At this stage, you need to decide how big you want your finished binding to be. I personally like a binding that ends up being about 1cm when it's all folded, but you can make it any size you need. The rule is, if you want 1cm showing at the end, times that length by 4 and that is the width you want to mark out.

Measure out your widths using a ruler or seam gauge using your centre line to base off all measurements.

Note: for this binding, I wanted it to be slightly smaller and measured out 3.2cm so my finished binding ended up as 8mm.


3. Draw in those lines that you've marked. You can then mark the rest of your bias strips right next to each other, there is no need to leave a gap.
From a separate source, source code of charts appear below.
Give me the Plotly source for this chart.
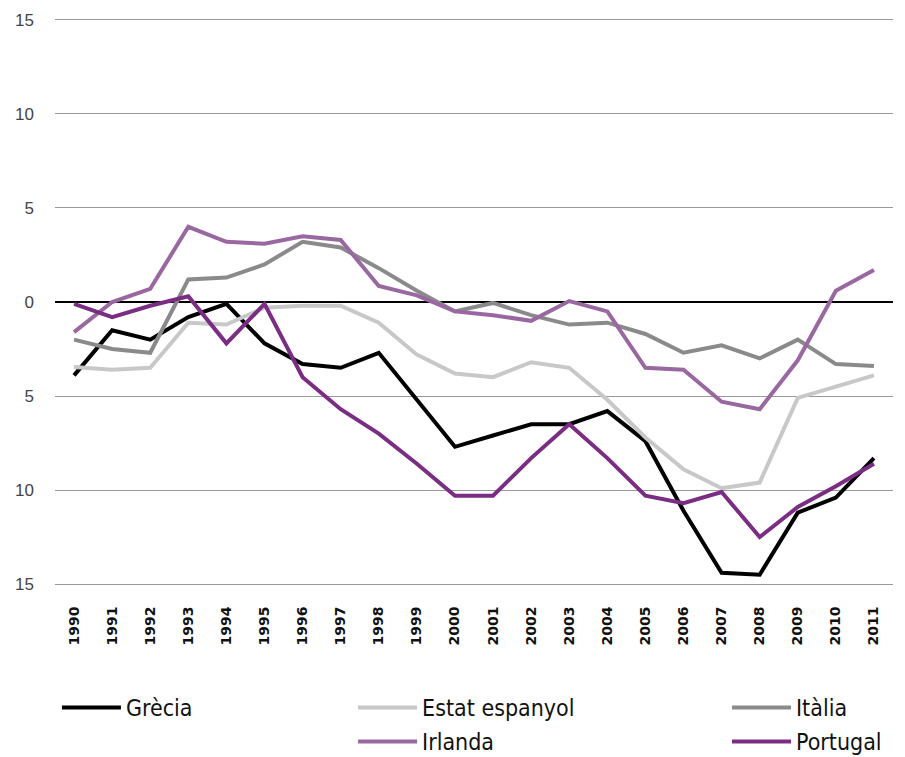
import plotly.graph_objects as go

years = list(range(1990, 2012))

grecia = [-3.9, -1.5, -2.0, -0.8, -0.1, -2.2, -3.3, -3.5, -2.7, -5.2, -7.7, -7.1, -6.5, -6.5,
          -5.8, -7.4, -11.1, -14.4, -14.5, -11.2, -10.4, -8.3]
espanya = [-3.45, -3.6, -3.5, -1.1, -1.2, -0.3, -0.2, -0.2, -1.1, -2.8, -3.8, -4.0, -3.2, -3.5,
           -5.2, -7.2, -8.9, -9.9, -9.6, -5.1, -4.5, -3.9]
italia = [-2.0, -2.5, -2.7, 1.2, 1.3, 2.0, 3.2, 2.9, 1.8, 0.6, -0.5, -0.05, -0.7, -1.2,
          -1.1, -1.7, -2.7, -2.3, -3.0, -2.0, -3.3, -3.4]
irlanda = [-1.6, 0.0, 0.7, 4.0, 3.2, 3.1, 3.5, 3.3, 0.85, 0.35, -0.5, -0.7, -1.0, 0.05,
           -0.5, -3.5, -3.6, -5.3, -5.7, -3.1, 0.6, 1.7]
portugal = [-0.1, -0.8, -0.2, 0.3, -2.2, -0.1, -4.0, -5.7, -7.0, -8.6, -10.3, -10.3, -8.3, -6.5,
            -8.3, -10.3, -10.7, -10.1, -12.5, -10.9, -9.8, -8.6]

ytickvals = [15, 10, 5, 0, -5, -10, -15]
yticktext = ["15", "10", "5", "0", "5", "10", "15"]

series = [
    ("Grècia", grecia, "#000000", "legend"),
    ("Estat espanyol", espanya, "#c8c8c8", "legend2"),
    ("Itàlia", italia, "#8a8a8a", "legend3"),
    ("Irlanda", irlanda, "#9a68a0", "legend4"),
    ("Portugal", portugal, "#7a2d82", "legend5"),
]

fig = go.Figure()
for name, vals, color, lg in series:
    fig.add_trace(go.Scatter(x=years, y=vals, name=name, mode="lines",
                             line=dict(color=color, width=4), legend=lg))

legend_common = dict(orientation="v", yanchor="top", xanchor="left",
                     font=dict(family="DejaVu Sans Condensed, DejaVu Sans, sans-serif", size=23, color="#111"),
                     bgcolor="rgba(0,0,0,0)", tracegroupgap=0, itemwidth=59)

row1 = -0.1761
row2 = -0.2360
col1, col2, col3 = 0.0023, 0.3557, 0.8019

fig.update_layout(
    width=897, height=749,
    margin=dict(l=47, r=12, t=10, b=171, autoexpand=False),
    plot_bgcolor="white", paper_bgcolor="white",
    showlegend=True,
    legend=dict(x=col1, y=row1, **legend_common),
    legend2=dict(x=col2, y=row1, **legend_common),
    legend3=dict(x=col3, y=row1, **legend_common),
    legend4=dict(x=col2, y=row2, **legend_common),
    legend5=dict(x=col3, y=row2, **legend_common),
    xaxis=dict(range=[1989.5, 2011.5], tickvals=years, ticktext=[str(y) for y in years],
               tickangle=-90, showgrid=False, zeroline=False, showline=False,
               ticks="outside", ticklen=14, tickcolor="rgba(0,0,0,0)",
               tickfont=dict(family="DejaVu Sans", size=14, color="#111", weight="bold")),
    yaxis=dict(range=[-15.1, 15.1], tickvals=ytickvals, ticktext=yticktext,
               showgrid=True, gridcolor="#999999", gridwidth=1,
               zeroline=True, zerolinecolor="#000000", zerolinewidth=2,
               showline=False, ticklabelstandoff=20,
               tickfont=dict(family="Liberation Sans", size=17, color="#444")),
)

fig.write_html("out.html")
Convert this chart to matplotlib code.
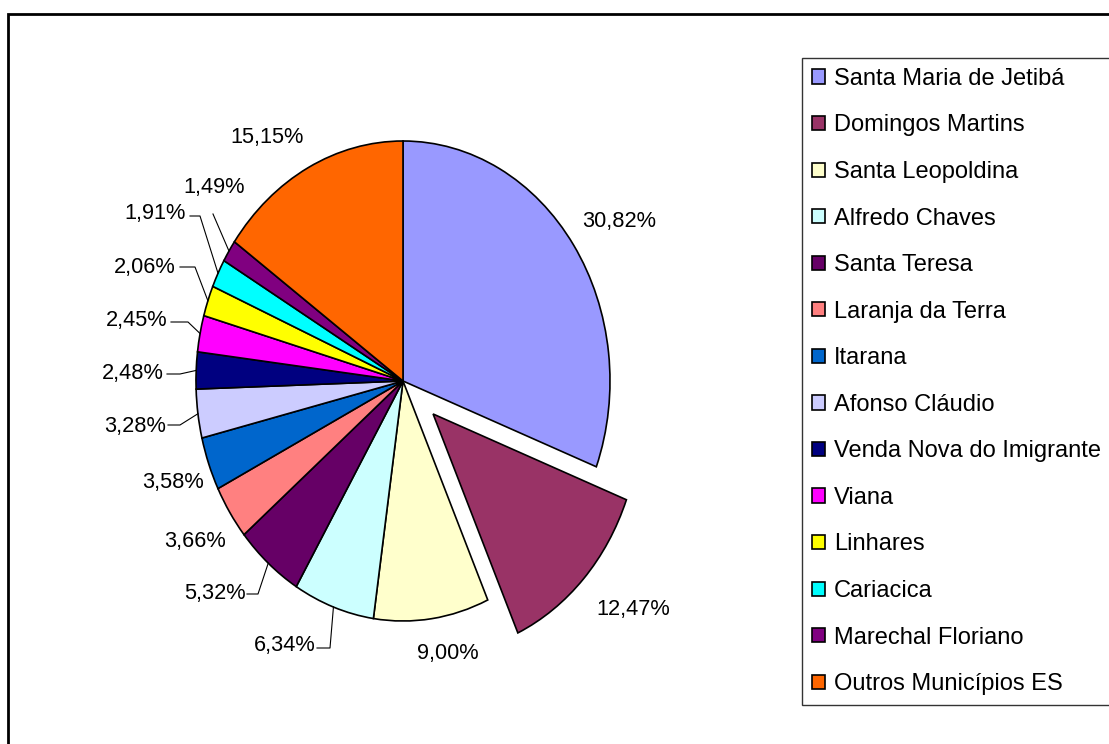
import matplotlib
matplotlib.use('Agg')
import matplotlib.pyplot as plt
from matplotlib.patches import Rectangle
import numpy as np

plt.rcParams['font.family'] = ['Liberation Sans', 'DejaVu Sans']

municipios = ["Santa Maria de Jetibá", "Domingos Martins", "Santa Leopoldina",
              "Alfredo Chaves", "Santa Teresa", "Laranja da Terra", "Itarana",
              "Afonso Cláudio", "Venda Nova do Imigrante", "Viana", "Linhares",
              "Cariacica", "Marechal Floriano", "Outros Municípios ES"]
percentuais = [30.82, 12.47, 9.00, 6.34, 5.32, 3.66, 3.58, 3.28, 2.48, 2.45,
               2.06, 1.91, 1.49, 15.15]
cores = ["#9999FF", "#993366", "#FFFFCC", "#CCFFFF", "#660066", "#FF8080",
         "#0066CC", "#CCCCFF", "#000080", "#FF00FF", "#FFFF00", "#00FFFF",
         "#800080", "#FF6600"]
destaque = [0, 0.2, 0, 0, 0, 0, 0, 0, 0, 0, 0, 0, 0, 0]

W, H = 1109, 744
CX, CY, RX, RY = 403, 381, 207, 240  # layout: pie centre and radii in pixels

fig = plt.figure(figsize=(W / 100, H / 100), dpi=100)
ax = fig.add_axes([0, 0, 1, 1])
wedges, _ = ax.pie(percentuais, colors=cores, startangle=90, counterclock=False,
                   explode=destaque,
                   wedgeprops=dict(edgecolor='black', linewidth=1.2))
ax.set_aspect('auto')
ax.set_xlim(-CX / RX, (W - CX) / RX)
ax.set_ylim(-(H - CY) / RY, CY / RY)
ax.axis('off')


def px(x, y):
    return ((x - CX) / RX, (CY - y) / RY)


# layout of labels: (x, y, ha, leader path in pixels or None)
layout = [
    (619, 222, 'center', None),
    (633, 610, 'center', None),
    (448, 653, 'center', None),
    (316, 646, 'right', [(317, 648), (330, 648)]),
    (246, 594, 'right', [(247, 594), (258, 594)]),
    (195, 541, 'center', None),
    (173, 483, 'center', None),
    (166, 427, 'right', [(168, 425), (180, 425)]),
    (164, 374, 'right', [(167, 374), (180, 374)]),
    (168, 321, 'right', [(171, 322), (188, 322)]),
    (176, 268, 'right', [(180, 267), (195, 267)]),
    (186, 214, 'right', [(190, 216), (200, 216)]),
    (214, 188, 'center', [(213, 214)]),
    (267, 138, 'center', None),
]

for w, v, (x, y, ha, path) in zip(wedges, percentuais, layout):
    txt = f"{v:.2f}%".replace('.', ',')
    tx, ty = px(x, y)
    ax.text(tx, ty, txt, ha=ha, va='center', fontsize=15.7, color='black')
    if path is not None:
        mid = np.deg2rad((w.theta1 + w.theta2) / 2)
        ex = w.center[0] + w.r * np.cos(mid)
        ey = w.center[1] + w.r * np.sin(mid)
        pts = [px(a, b) for a, b in path] + [(ex, ey)]
        xs, ys = zip(*pts)
        ax.plot(xs, ys, color='black', lw=0.8)

leg = ax.legend(wedges, municipios, loc='upper left',
                bbox_to_anchor=(802 / W, 1 - 58 / H), bbox_transform=fig.transFigure,
                borderaxespad=0, frameon=True, fancybox=False, edgecolor='black',
                fontsize=17, handlelength=0.55, handleheight=0.55,
                handletextpad=0.38, labelspacing=1.04, borderpad=0.42)
leg.get_frame().set_linewidth(1.0)

fig.add_artist(Rectangle((8 / W, -0.1), 1.2, (1 - 14 / H) + 0.1,
                         transform=fig.transFigure, fill=False,
                         edgecolor='black', lw=2))

fig.savefig('out.png', dpi=100, facecolor='white')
Now you are ready to cut your strips!




4. Once you've cut your strips, square up the ends of your binding to make it easier to sew them together.



5. Place your strips, right sides together, at a 90 degree angle. Sew across the 'square' they make along the diagonal.



6. Trim your seam allowance and press open. You have now joined your strips together.




7. Continue joining them together until you have your desired binding length. Now you can use your handy dandy bias binding thingy to pull your bias strip through and iron as you go.



OR

If you are using the iron, fold your binding in half (wrong sides together) and press lightly. Then fold your outside edges in, lining them up with the centre crease you made earlier. Iron them down.





8. Once your outside edges have been folded in towards the centre (either by using your bias binding thingy or just your iron), fold your binding in half again and iron flat. Ta da! You have just made your very own bias binding. How clever you are!


Now you can wrap your binding around a piece of card or on to an old wooden bobbin (that would look cute!) ready to use when you need it.

Making your own binding is a really great skill to have. You can mix and match colours to make neat details on your garments, use it in place of facings, make bunting, use it to make pretty twirly patterns on dresses...the options are endless!

You can, of course, buy your bias binding, but why would you when it's so easy to make?

xx
Jen


Note:
Don't be afraid to mark your fabric on the underside in a more permanent way when marking out your binding (I used a ball point pen in this tutorial so that the lines showed up in the photographs).

I used to be petrified to mark my fabric with anything more permanent, but the truth is, if you do it correctly, nobody will ever see it. I find that chalk rubs off too quickly and easily for my liking and I would rather have accurate markings that stay where I need them to than have them rub off half way through ending in me 'winging it'. Just remember, if you are using a light/sheer fabric, choose your marker accordingly.